Growth in the non-oil sector of the economy moderated in the first quarter, coming in at 2.5% annually (Q4: +2.7% year-on-year) and reflecting slower growth in both the industrial and services sectors. Industrial output growth practically stagnated in Q1, largely due to weaker gains in manufacturing production compared to Q4. Similarly, the services sector lost steam, with growth weighed on by softer activity in the information and communication, and trade industries.
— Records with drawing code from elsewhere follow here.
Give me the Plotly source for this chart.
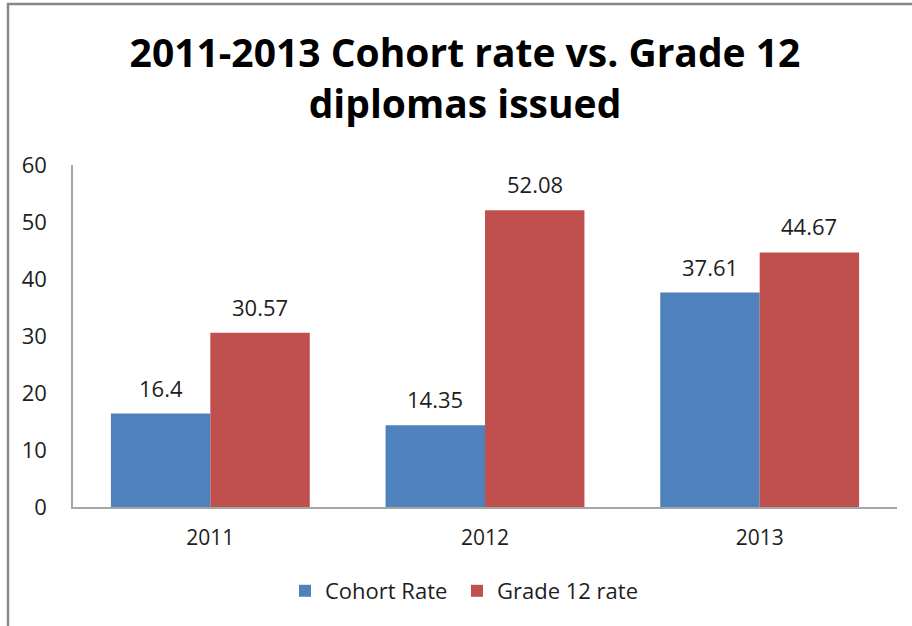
import plotly.graph_objects as go

years = ["2011", "2012", "2013"]
cohort_rate = [16.4, 14.35, 37.61]
grade12_rate = [30.57, 52.08, 44.67]
cohort_labels = ["16.4", "14.35", "37.61"]
grade12_labels = ["30.57", "52.08", "44.67"]

FONT = "Open Sans"
TXT = "#1e1e1e"
W, H = 912, 626
L, R, T, B = 73, 15, 165, 119
pw, ph = W - L - R, H - T - B
BARGAP = 0.276
half_bar = pw / len(years) * (1 - BARGAP) / 4  # offset from group centre to each bar centre

fig = go.Figure()
fig.add_trace(go.Bar(
    x=years, y=cohort_rate, name="Cohort Rate", legend="legend",
    marker=dict(color="#4F81BD", line=dict(width=0)),
))
fig.add_trace(go.Bar(
    x=years, y=grade12_rate, name="Grade 12 rate", legend="legend2",
    marker=dict(color="#C0504D", line=dict(width=0)),
))

# value labels above each bar (x given as category index)
for vals, labels, sign in ((cohort_rate, cohort_labels, -1), (grade12_rate, grade12_labels, 1)):
    for i, (v, lab) in enumerate(zip(vals, labels)):
        fig.add_annotation(
            x=i, y=v, text=lab, showarrow=False,
            xshift=sign * half_bar, yshift=26, yanchor="middle",
            font=dict(family=FONT, size=22, color=TXT),
        )

# outer chart frame (runs off the right and bottom edges)
fig.add_shape(
    type="rect", xref="paper", yref="paper",
    x0=(8 - L) / pw, x1=(W + 20 - L) / pw,
    y0=-(B + 20) / ph, y1=(ph + T - 4) / ph,
    line=dict(color="#888888", width=2.5), layer="below",
)

legend_style = dict(
    orientation="h", xanchor="left", y=-(591 - 507) / ph, yanchor="middle",
    font=dict(family=FONT, size=22, color=TXT), itemwidth=30,
)

fig.update_layout(
    width=W, height=H,
    margin=dict(l=L, r=R, t=T, b=B),
    paper_bgcolor="white", plot_bgcolor="white",
    title=dict(
        text="2011-2013 Cohort rate vs. Grade 12<br>diplomas issued",
        x=465 / W, xanchor="center", y=1 - 67 / H, yanchor="middle",
        font=dict(family=FONT, size=39, color="black", weight="bold"),
    ),
    barmode="group", bargap=BARGAP, bargroupgap=0,
    showlegend=True,
    legend=dict(x=(285 - L) / pw, **legend_style),
    legend2=dict(x=(457 - L) / pw, **legend_style),
    xaxis=dict(
        type="category", range=[-0.5, len(years) - 0.5],
        showline=True, linecolor="#A6A6A6", linewidth=1.5,
        ticks="", tickfont=dict(family=FONT, size=21, color=TXT),
        showgrid=False, ticklabelstandoff=11,
    ),
    yaxis=dict(
        range=[0, 60], dtick=10, showline=True, linecolor="#A6A6A6", linewidth=1.5,
        ticks="", showgrid=False, zeroline=False,
        tickfont=dict(family=FONT, size=22, color=TXT),
        ticklabelstandoff=20,
    ),
)

fig.write_html("out.html")
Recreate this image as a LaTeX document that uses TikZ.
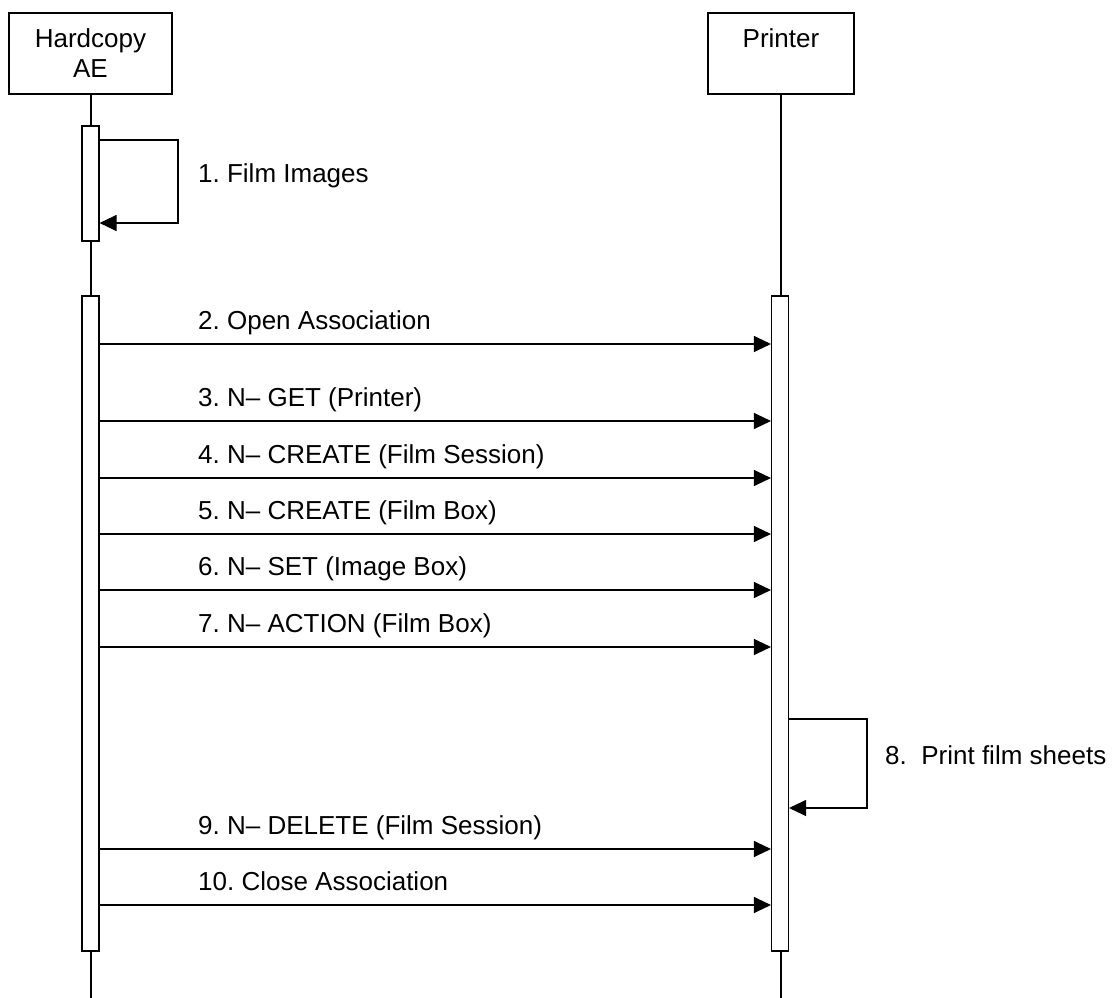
\documentclass[tikz,border=0pt]{standalone}
\usepackage{fontspec}
\setmainfont{Liberation Sans}
\usetikzlibrary{arrows.meta}
\frenchspacing
\begin{document}
\begin{tikzpicture}[x=1pt,y=-1pt,
  every node/.style={font=\fontsize{26}{30}\selectfont},
  lane/.style={draw, line width=1.1pt, minimum height=81pt, inner sep=0pt, align=center},
  act/.style={draw, line width=1.1pt, fill=white, minimum width=17pt, inner sep=0pt},
  life/.style={line width=1.1pt},
  msg/.style={line width=1.1pt, -{Triangle[length=17pt,width=16pt]}},
  lbl/.style={anchor=base west, inner sep=0pt}]
\useasboundingbox (0,0) rectangle (1112,998);
% lifeline heads
\node[lane, minimum width=163pt] (hc) at (90.5,53.5) {Hardcopy\\AE};
\node[lane, minimum width=146pt] (pr) at (781,53.5) {Printer\\~};
% lifelines
\coordinate (hcend) at (91,998);
\coordinate (prend) at (781,998);
\draw[life] (hc.south -| hcend) -- (hcend);
\draw[life] (pr.south) -- (prend);
% activations
\node[act, minimum height=115pt] (a1) at (90.5,183.5) {};
\node[act, minimum height=655pt] (a2) at (90.5,623.5) {};
\node[act, minimum height=655pt] (p1) at (780,623.5) {};
% self message 1
\coordinate (l1a) at (178,140);
\coordinate (l1b) at (178,223);
\draw[msg] (a1.east |- l1a) -- (l1a) -- (l1b) -- (a1.east |- l1b);
\node[lbl] (t1) at (198,182) {1. Film Images};
% messages
\foreach \y/\t/\n in {344/{2. Open Association}/2,
                     421/{3. N– GET (Printer)}/3,
                     478/{4. N– CREATE (Film Session)}/4,
                     534/{5. N– CREATE (Film Box)}/5,
                     590/{6. N– SET (Image Box)}/6,
                     647/{7. N– ACTION (Film Box)}/7,
                     849/{9. N– DELETE (Film Session)}/9,
                     905/{10. Close Association}/10}{
  \coordinate (m\n) at (0,\y);
  \draw[msg] (a2.east |- m\n) -- (p1.west |- m\n);
  \node[lbl] (t\n) at (198,\y-15) {\t};
}
% self message 8
\coordinate (l8a) at (867,719);
\coordinate (l8b) at (867,808);
\draw[msg] (p1.east |- l8a) -- (l8a) -- (l8b) -- (p1.east |- l8b);
\node[lbl] (t8) at (885,764) {8.\ \ Print film sheets};
\end{tikzpicture}
\end{document}
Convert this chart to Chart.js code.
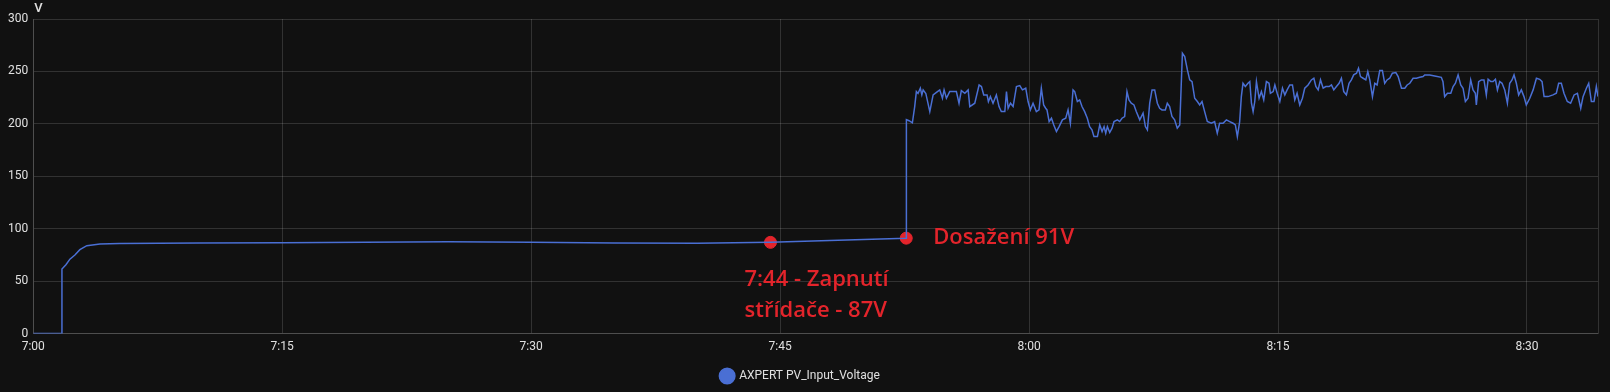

On the other hand, output in the agricultural sector picked up in Q1, buoyed by higher crop production.
Meanwhile, the all-important energy sector contracted for the fourth consecutive quarter in Q1. Activity in the oil sector fell 2.4% over the same period last year, after tumbling 1.6% in Q4 2018. This was despite oil production—which accounts for the lion’s share of the overall mining and quarrying sector output—recovering to a one-year high of 1.96 million barrels per day (mbpd) in Q1 (Q4: 1.91 mbpd) and rising global oil prices throughout the quarter.
Looking ahead, the ongoing recovery is expected to gather pace this year, supported by higher private consumption, which should be buoyed by the minimum wage hike, and healthy investment activity amid more accommodative monetary conditions and waning post-election uncertainty. The slow implementation of reforms, commodity-price volatility and potential disruptions to oil production pose key risks to the outlook.